→ Objective
Leave the pictures out. Return all other data exactly.

# Start of Given material

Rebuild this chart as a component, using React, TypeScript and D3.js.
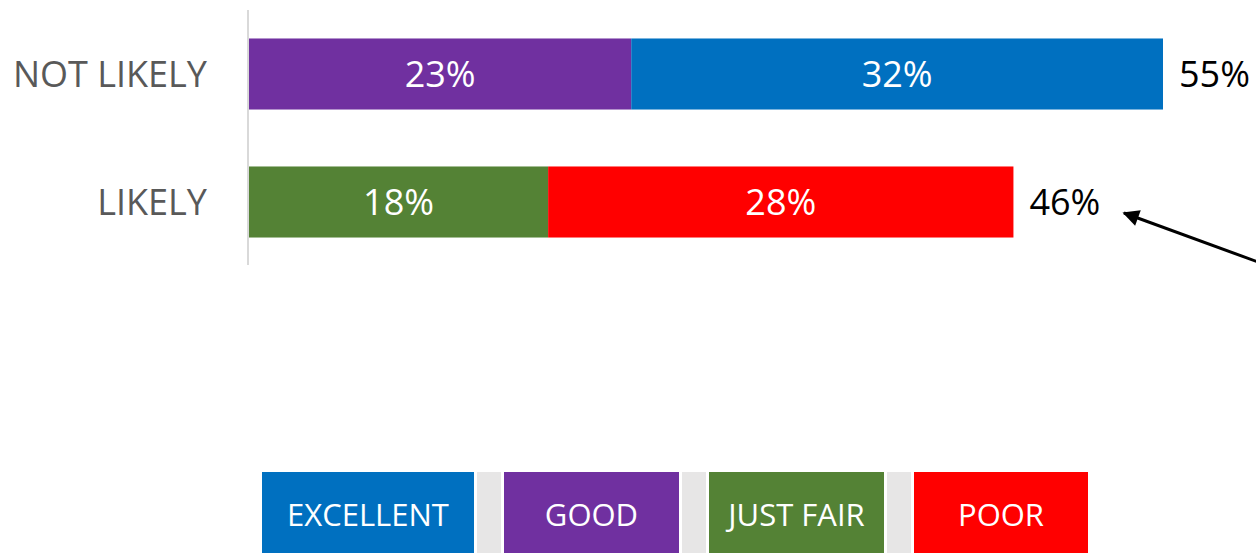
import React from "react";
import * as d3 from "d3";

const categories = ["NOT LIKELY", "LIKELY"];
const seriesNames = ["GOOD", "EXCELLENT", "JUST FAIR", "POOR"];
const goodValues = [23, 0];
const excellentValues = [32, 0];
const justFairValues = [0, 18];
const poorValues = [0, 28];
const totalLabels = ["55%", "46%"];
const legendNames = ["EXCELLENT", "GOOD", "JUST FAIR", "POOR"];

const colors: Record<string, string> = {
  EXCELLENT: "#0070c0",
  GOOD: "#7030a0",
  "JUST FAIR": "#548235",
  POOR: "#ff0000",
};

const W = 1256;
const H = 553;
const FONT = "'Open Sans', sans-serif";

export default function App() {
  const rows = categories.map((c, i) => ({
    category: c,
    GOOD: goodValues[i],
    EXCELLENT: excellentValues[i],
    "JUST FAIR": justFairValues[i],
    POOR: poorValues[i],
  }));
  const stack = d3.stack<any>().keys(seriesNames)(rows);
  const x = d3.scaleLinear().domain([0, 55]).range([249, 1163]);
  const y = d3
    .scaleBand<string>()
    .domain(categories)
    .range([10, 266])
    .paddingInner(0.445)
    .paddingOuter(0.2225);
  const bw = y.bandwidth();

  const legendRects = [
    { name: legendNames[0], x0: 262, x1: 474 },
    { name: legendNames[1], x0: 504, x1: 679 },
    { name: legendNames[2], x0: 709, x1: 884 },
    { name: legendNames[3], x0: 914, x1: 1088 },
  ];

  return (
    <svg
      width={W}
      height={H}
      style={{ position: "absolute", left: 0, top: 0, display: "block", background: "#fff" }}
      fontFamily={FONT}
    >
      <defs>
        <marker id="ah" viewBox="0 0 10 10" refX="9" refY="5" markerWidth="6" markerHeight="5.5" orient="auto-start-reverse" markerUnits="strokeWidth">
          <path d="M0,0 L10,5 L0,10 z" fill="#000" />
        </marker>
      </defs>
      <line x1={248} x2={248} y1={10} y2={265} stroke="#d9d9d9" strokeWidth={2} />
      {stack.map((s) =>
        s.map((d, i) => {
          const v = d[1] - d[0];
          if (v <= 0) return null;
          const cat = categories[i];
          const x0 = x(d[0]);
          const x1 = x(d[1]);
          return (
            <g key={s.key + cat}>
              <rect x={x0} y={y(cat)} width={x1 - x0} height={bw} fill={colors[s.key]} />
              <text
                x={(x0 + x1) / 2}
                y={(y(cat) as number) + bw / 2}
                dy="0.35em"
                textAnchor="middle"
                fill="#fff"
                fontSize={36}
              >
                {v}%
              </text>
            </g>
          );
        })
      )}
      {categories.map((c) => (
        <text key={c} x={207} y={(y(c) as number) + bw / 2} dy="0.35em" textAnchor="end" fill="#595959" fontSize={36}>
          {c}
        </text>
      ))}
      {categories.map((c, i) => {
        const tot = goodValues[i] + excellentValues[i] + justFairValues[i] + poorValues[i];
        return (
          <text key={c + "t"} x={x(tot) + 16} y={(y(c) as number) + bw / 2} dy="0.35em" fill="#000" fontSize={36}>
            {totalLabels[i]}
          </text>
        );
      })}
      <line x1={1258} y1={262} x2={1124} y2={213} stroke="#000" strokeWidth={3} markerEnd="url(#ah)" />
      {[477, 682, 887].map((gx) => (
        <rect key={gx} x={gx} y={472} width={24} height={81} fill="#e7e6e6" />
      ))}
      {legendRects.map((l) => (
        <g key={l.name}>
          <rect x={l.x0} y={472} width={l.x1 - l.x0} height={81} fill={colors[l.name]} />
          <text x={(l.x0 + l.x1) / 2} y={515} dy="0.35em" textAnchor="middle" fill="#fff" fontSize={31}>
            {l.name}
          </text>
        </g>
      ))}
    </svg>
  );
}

# End of Given material

→ Solution
Rebuild this chart as a component, using React, TypeScript and D3.js.
import React from "react";
import * as d3 from "d3";

const categories = ["NOT LIKELY", "LIKELY"];
const seriesNames = ["GOOD", "EXCELLENT", "JUST FAIR", "POOR"];
const goodValues = [23, 0];
const excellentValues = [32, 0];
const justFairValues = [0, 18];
const poorValues = [0, 28];
const totalLabels = ["55%", "46%"];
const legendNames = ["EXCELLENT", "GOOD", "JUST FAIR", "POOR"];

const colors: Record<string, string> = {
  EXCELLENT: "#0070c0",
  GOOD: "#7030a0",
  "JUST FAIR": "#548235",
  POOR: "#ff0000",
};

const W = 1256;
const H = 553;
const FONT = "'Open Sans', sans-serif";

export default function App() {
  const rows = categories.map((c, i) => ({
    category: c,
    GOOD: goodValues[i],
    EXCELLENT: excellentValues[i],
    "JUST FAIR": justFairValues[i],
    POOR: poorValues[i],
  }));
  const stack = d3.stack<any>().keys(seriesNames)(rows);
  const x = d3.scaleLinear().domain([0, 55]).range([249, 1163]);
  const y = d3
    .scaleBand<string>()
    .domain(categories)
    .range([10, 266])
    .paddingInner(0.445)
    .paddingOuter(0.2225);
  const bw = y.bandwidth();

  const legendRects = [
    { name: legendNames[0], x0: 262, x1: 474 },
    { name: legendNames[1], x0: 504, x1: 679 },
    { name: legendNames[2], x0: 709, x1: 884 },
    { name: legendNames[3], x0: 914, x1: 1088 },
  ];

  return (
    <svg
      width={W}
      height={H}
      style={{ position: "absolute", left: 0, top: 0, display: "block", background: "#fff" }}
      fontFamily={FONT}
    >
      <defs>
        <marker id="ah" viewBox="0 0 10 10" refX="9" refY="5" markerWidth="6" markerHeight="5.5" orient="auto-start-reverse" markerUnits="strokeWidth">
          <path d="M0,0 L10,5 L0,10 z" fill="#000" />
        </marker>
      </defs>
      <line x1={248} x2={248} y1={10} y2={265} stroke="#d9d9d9" strokeWidth={2} />
      {stack.map((s) =>
        s.map((d, i) => {
          const v = d[1] - d[0];
          if (v <= 0) return null;
          const cat = categories[i];
          const x0 = x(d[0]);
          const x1 = x(d[1]);
          return (
            <g key={s.key + cat}>
              <rect x={x0} y={y(cat)} width={x1 - x0} height={bw} fill={colors[s.key]} />
              <text
                x={(x0 + x1) / 2}
                y={(y(cat) as number) + bw / 2}
                dy="0.35em"
                textAnchor="middle"
                fill="#fff"
                fontSize={36}
              >
                {v}%
              </text>
            </g>
          );
        })
      )}
      {categories.map((c) => (
        <text key={c} x={207} y={(y(c) as number) + bw / 2} dy="0.35em" textAnchor="end" fill="#595959" fontSize={36}>
          {c}
        </text>
      ))}
      {categories.map((c, i) => {
        const tot = goodValues[i] + excellentValues[i] + justFairValues[i] + poorValues[i];
        return (
          <text key={c + "t"} x={x(tot) + 16} y={(y(c) as number) + bw / 2} dy="0.35em" fill="#000" fontSize={36}>
            {totalLabels[i]}
          </text>
        );
      })}
      <line x1={1258} y1={262} x2={1124} y2={213} stroke="#000" strokeWidth={3} markerEnd="url(#ah)" />
      {[477, 682, 887].map((gx) => (
        <rect key={gx} x={gx} y={472} width={24} height={81} fill="#e7e6e6" />
      ))}
      {legendRects.map((l) => (
        <g key={l.name}>
          <rect x={l.x0} y={472} width={l.x1 - l.x0} height={81} fill={colors[l.name]} />
          <text x={(l.x0 + l.x1) / 2} y={515} dy="0.35em" textAnchor="middle" fill="#fff" fontSize={31}>
            {l.name}
          </text>
        </g>
      ))}
    </svg>
  );
}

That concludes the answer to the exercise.